§ **Instruction**
Return all the data below as it stands, minus the pictures.

[START]

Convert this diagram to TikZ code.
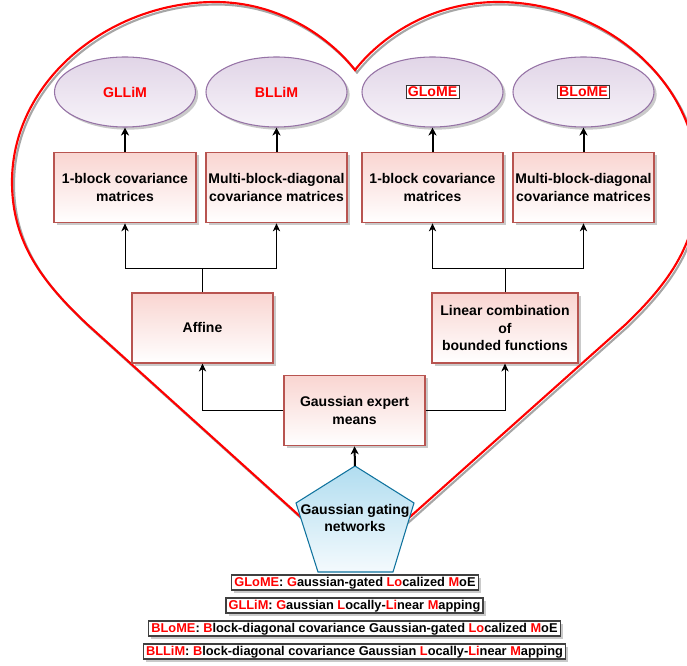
\documentclass[tikz,border=0pt]{standalone}
\usepackage{fontspec}
\setmainfont{Liberation Sans}
\usetikzlibrary{arrows.meta,shadows,shapes.geometric}
\definecolor{boxtop}{HTML}{F9D5D1}
\definecolor{boxline}{HTML}{B85450}
\definecolor{elltop}{HTML}{E1D5E7}
\definecolor{ellbot}{HTML}{F7F3F9}
\definecolor{ellline}{HTML}{9673A6}
\definecolor{pentop}{HTML}{B1DDF0}
\definecolor{penbot}{HTML}{F4FAFD}
\definecolor{penline}{HTML}{10739E}
\definecolor{heartred}{HTML}{FF0000}
\newcommand{\rd}[1]{{\color{red}#1}}
\setlength{\fboxsep}{1pt}
\setlength{\fboxrule}{0.7pt}
\tikzset{
  x=0.75pt, y=-0.75pt,
  shad/.style={drop shadow={shadow xshift=2pt, shadow yshift=-2pt, fill=black!60, opacity=0.35}},
  box/.style={shad, draw=boxline, line width=0.8pt, top color=boxtop, bottom color=white,
    minimum height=53pt, align=center, inner sep=1pt,
    font=\fontsize{10.5}{13}\selectfont\bfseries},
  ell/.style={shad, ellipse, draw=ellline, line width=0.8pt, top color=elltop, bottom color=ellbot,
    minimum width=105.75pt, minimum height=52.5pt, inner sep=0pt,
    font=\fontsize{10.6}{13}\selectfont\bfseries, text=red},
  legend/.style={shad, draw=black!75, line width=0.9pt, fill=white, inner xsep=2pt, inner ysep=1pt,
    text height=7.3pt, text depth=2pt, font=\fontsize{9.6}{11}\selectfont\bfseries},
  thickarr/.style={line width=1.5pt, -{Stealth[length=6pt,width=6pt,inset=1.8pt]}},
  thinarr/.style={line width=0.75pt, -{Stealth[length=6pt,width=5.5pt,inset=1.8pt]}},
  thinline/.style={line width=0.75pt},
}
\begin{document}
\begin{tikzpicture}
\useasboundingbox (0,0) rectangle (687,666);
% heart
\begin{scope}
\clip (0,0) rectangle (687,666);
\draw[line width=1.6pt, black!35, shift={(2,2.5)}]
  (355,566) -- (88,325) .. controls (42,282) and (12,242) .. (12,182)
  .. controls (12,80) and (110,2) .. (215,2)
  .. controls (280,2) and (330,38) .. (355,70)
  .. controls (380,38) and (430,2) .. (498,2)
  .. controls (603,2) and (698,80) .. (698,182)
  .. controls (698,242) and (670,282) .. (625,325) -- cycle;
\draw[line width=1.6pt, heartred, line join=miter]
  (355,566) -- (88,325) .. controls (42,282) and (12,242) .. (12,182)
  .. controls (12,80) and (110,2) .. (215,2)
  .. controls (280,2) and (330,38) .. (355,70)
  .. controls (380,38) and (430,2) .. (498,2)
  .. controls (603,2) and (698,80) .. (698,182)
  .. controls (698,242) and (670,282) .. (625,325) -- cycle;
\end{scope}
% ellipses
\node[ell] (e1) at (125,92) {GLLiM};
\node[ell] (e2) at (276.5,92) {BLLiM};
\node[ell] (e3) at (432.5,92) {\fcolorbox{black!80}{white}{GLoME}};
\node[ell] (e4) at (583.5,92) {\fcolorbox{black!80}{white}{BLoME}};
% covariance boxes
\node[box, minimum width=106.5pt] (b1) at (125,187.5) {1-block covariance\\matrices};
\node[box, minimum width=105.75pt] (b2) at (276.5,187.5) {Multi-block-diagonal\\covariance matrices};
\node[box, minimum width=105.75pt] (b3) at (432.5,187.5) {1-block covariance\\matrices};
\node[box, minimum width=105.75pt] (b4) at (583.5,187.5) {Multi-block-diagonal\\covariance matrices};
% mean boxes
\node[box, minimum width=105.75pt, minimum height=52.5pt] (aff) at (202.5,328) {Affine};
\node[box, minimum width=109.5pt, minimum height=52.5pt] (lin) at (505,328) {Linear combination\\of\\bounded functions};
\node[box, minimum width=105.75pt] (gem) at (354.5,410.5) {Gaussian expert\\means};
% pentagon
\coordinate (gtop) at (355,466);
\path[draw=penline, line width=0.8pt, top color=pentop, bottom color=penbot]
  (355,466) -- (414,503) -- (393,572) -- (318,572) -- (296,503) -- cycle;
\node[align=center, font=\fontsize{10.5}{13}\selectfont\bfseries] (gate) at (355,518) {Gaussian gating\\networks};
% connectors
\draw[thickarr] (b1.north) -- (e1.south);
\draw[thickarr] (b2.north) -- (e2.south);
\draw[thickarr] (b3.north) -- (e3.south);
\draw[thickarr] (b4.north) -- (e4.south);
\coordinate (jl) at (202.5,269);
\coordinate (jr) at (505,269);
\draw[thinline] (aff.north) -- (jl);
\draw[thinarr] (jl) -| (b1.south);
\draw[thinarr] (jl) -| (b2.south);
\draw[thinline] (lin.north) -- (jr);
\draw[thinarr] (jr) -| (b3.south);
\draw[thinarr] (jr) -| (b4.south);
\draw[thinarr] (gem.west) -| (aff.south);
\draw[thinarr] (gem.east) -| (lin.south);
\draw[thickarr] (gtop) -- (gem.south);
% legends
\node[legend] (l1) at (355,582.5) {\rd{GLoME}: \rd{G}aussian-gated \rd{Lo}calized \rd{M}oE};
\node[legend] (l2) at (354.5,605.5) {\rd{GLLiM}: \rd{G}aussian \rd{L}ocally-\rd{Li}near \rd{M}apping};
\node[legend] (l3) at (354.5,628.5) {\rd{BLoME}: \rd{B}lock-diagonal covariance Gaussian-gated \rd{Lo}calized \rd{M}oE};
\node[legend] (l4) at (354.5,651.5) {\rd{BLLiM}: \rd{B}lock-diagonal covariance Gaussian \rd{L}ocally-\rd{Li}near \rd{M}apping};
\end{tikzpicture}
\end{document}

[END]

§ **Task solution**
Convert this diagram to TikZ code.
\documentclass[tikz,border=0pt]{standalone}
\usepackage{fontspec}
\setmainfont{Liberation Sans}
\usetikzlibrary{arrows.meta,shadows,shapes.geometric}
\definecolor{boxtop}{HTML}{F9D5D1}
\definecolor{boxline}{HTML}{B85450}
\definecolor{elltop}{HTML}{E1D5E7}
\definecolor{ellbot}{HTML}{F7F3F9}
\definecolor{ellline}{HTML}{9673A6}
\definecolor{pentop}{HTML}{B1DDF0}
\definecolor{penbot}{HTML}{F4FAFD}
\definecolor{penline}{HTML}{10739E}
\definecolor{heartred}{HTML}{FF0000}
\newcommand{\rd}[1]{{\color{red}#1}}
\setlength{\fboxsep}{1pt}
\setlength{\fboxrule}{0.7pt}
\tikzset{
  x=0.75pt, y=-0.75pt,
  shad/.style={drop shadow={shadow xshift=2pt, shadow yshift=-2pt, fill=black!60, opacity=0.35}},
  box/.style={shad, draw=boxline, line width=0.8pt, top color=boxtop, bottom color=white,
    minimum height=53pt, align=center, inner sep=1pt,
    font=\fontsize{10.5}{13}\selectfont\bfseries},
  ell/.style={shad, ellipse, draw=ellline, line width=0.8pt, top color=elltop, bottom color=ellbot,
    minimum width=105.75pt, minimum height=52.5pt, inner sep=0pt,
    font=\fontsize{10.6}{13}\selectfont\bfseries, text=red},
  legend/.style={shad, draw=black!75, line width=0.9pt, fill=white, inner xsep=2pt, inner ysep=1pt,
    text height=7.3pt, text depth=2pt, font=\fontsize{9.6}{11}\selectfont\bfseries},
  thickarr/.style={line width=1.5pt, -{Stealth[length=6pt,width=6pt,inset=1.8pt]}},
  thinarr/.style={line width=0.75pt, -{Stealth[length=6pt,width=5.5pt,inset=1.8pt]}},
  thinline/.style={line width=0.75pt},
}
\begin{document}
\begin{tikzpicture}
\useasboundingbox (0,0) rectangle (687,666);
% heart
\begin{scope}
\clip (0,0) rectangle (687,666);
\draw[line width=1.6pt, black!35, shift={(2,2.5)}]
  (355,566) -- (88,325) .. controls (42,282) and (12,242) .. (12,182)
  .. controls (12,80) and (110,2) .. (215,2)
  .. controls (280,2) and (330,38) .. (355,70)
  .. controls (380,38) and (430,2) .. (498,2)
  .. controls (603,2) and (698,80) .. (698,182)
  .. controls (698,242) and (670,282) .. (625,325) -- cycle;
\draw[line width=1.6pt, heartred, line join=miter]
  (355,566) -- (88,325) .. controls (42,282) and (12,242) .. (12,182)
  .. controls (12,80) and (110,2) .. (215,2)
  .. controls (280,2) and (330,38) .. (355,70)
  .. controls (380,38) and (430,2) .. (498,2)
  .. controls (603,2) and (698,80) .. (698,182)
  .. controls (698,242) and (670,282) .. (625,325) -- cycle;
\end{scope}
% ellipses
\node[ell] (e1) at (125,92) {GLLiM};
\node[ell] (e2) at (276.5,92) {BLLiM};
\node[ell] (e3) at (432.5,92) {\fcolorbox{black!80}{white}{GLoME}};
\node[ell] (e4) at (583.5,92) {\fcolorbox{black!80}{white}{BLoME}};
% covariance boxes
\node[box, minimum width=106.5pt] (b1) at (125,187.5) {1-block covariance\\matrices};
\node[box, minimum width=105.75pt] (b2) at (276.5,187.5) {Multi-block-diagonal\\covariance matrices};
\node[box, minimum width=105.75pt] (b3) at (432.5,187.5) {1-block covariance\\matrices};
\node[box, minimum width=105.75pt] (b4) at (583.5,187.5) {Multi-block-diagonal\\covariance matrices};
% mean boxes
\node[box, minimum width=105.75pt, minimum height=52.5pt] (aff) at (202.5,328) {Affine};
\node[box, minimum width=109.5pt, minimum height=52.5pt] (lin) at (505,328) {Linear combination\\of\\bounded functions};
\node[box, minimum width=105.75pt] (gem) at (354.5,410.5) {Gaussian expert\\means};
% pentagon
\coordinate (gtop) at (355,466);
\path[draw=penline, line width=0.8pt, top color=pentop, bottom color=penbot]
  (355,466) -- (414,503) -- (393,572) -- (318,572) -- (296,503) -- cycle;
\node[align=center, font=\fontsize{10.5}{13}\selectfont\bfseries] (gate) at (355,518) {Gaussian gating\\networks};
% connectors
\draw[thickarr] (b1.north) -- (e1.south);
\draw[thickarr] (b2.north) -- (e2.south);
\draw[thickarr] (b3.north) -- (e3.south);
\draw[thickarr] (b4.north) -- (e4.south);
\coordinate (jl) at (202.5,269);
\coordinate (jr) at (505,269);
\draw[thinline] (aff.north) -- (jl);
\draw[thinarr] (jl) -| (b1.south);
\draw[thinarr] (jl) -| (b2.south);
\draw[thinline] (lin.north) -- (jr);
\draw[thinarr] (jr) -| (b3.south);
\draw[thinarr] (jr) -| (b4.south);
\draw[thinarr] (gem.west) -| (aff.south);
\draw[thinarr] (gem.east) -| (lin.south);
\draw[thickarr] (gtop) -- (gem.south);
% legends
\node[legend] (l1) at (355,582.5) {\rd{GLoME}: \rd{G}aussian-gated \rd{Lo}calized \rd{M}oE};
\node[legend] (l2) at (354.5,605.5) {\rd{GLLiM}: \rd{G}aussian \rd{L}ocally-\rd{Li}near \rd{M}apping};
\node[legend] (l3) at (354.5,628.5) {\rd{BLoME}: \rd{B}lock-diagonal covariance Gaussian-gated \rd{Lo}calized \rd{M}oE};
\node[legend] (l4) at (354.5,651.5) {\rd{BLLiM}: \rd{B}lock-diagonal covariance Gaussian \rd{L}ocally-\rd{Li}near \rd{M}apping};
\end{tikzpicture}
\end{document}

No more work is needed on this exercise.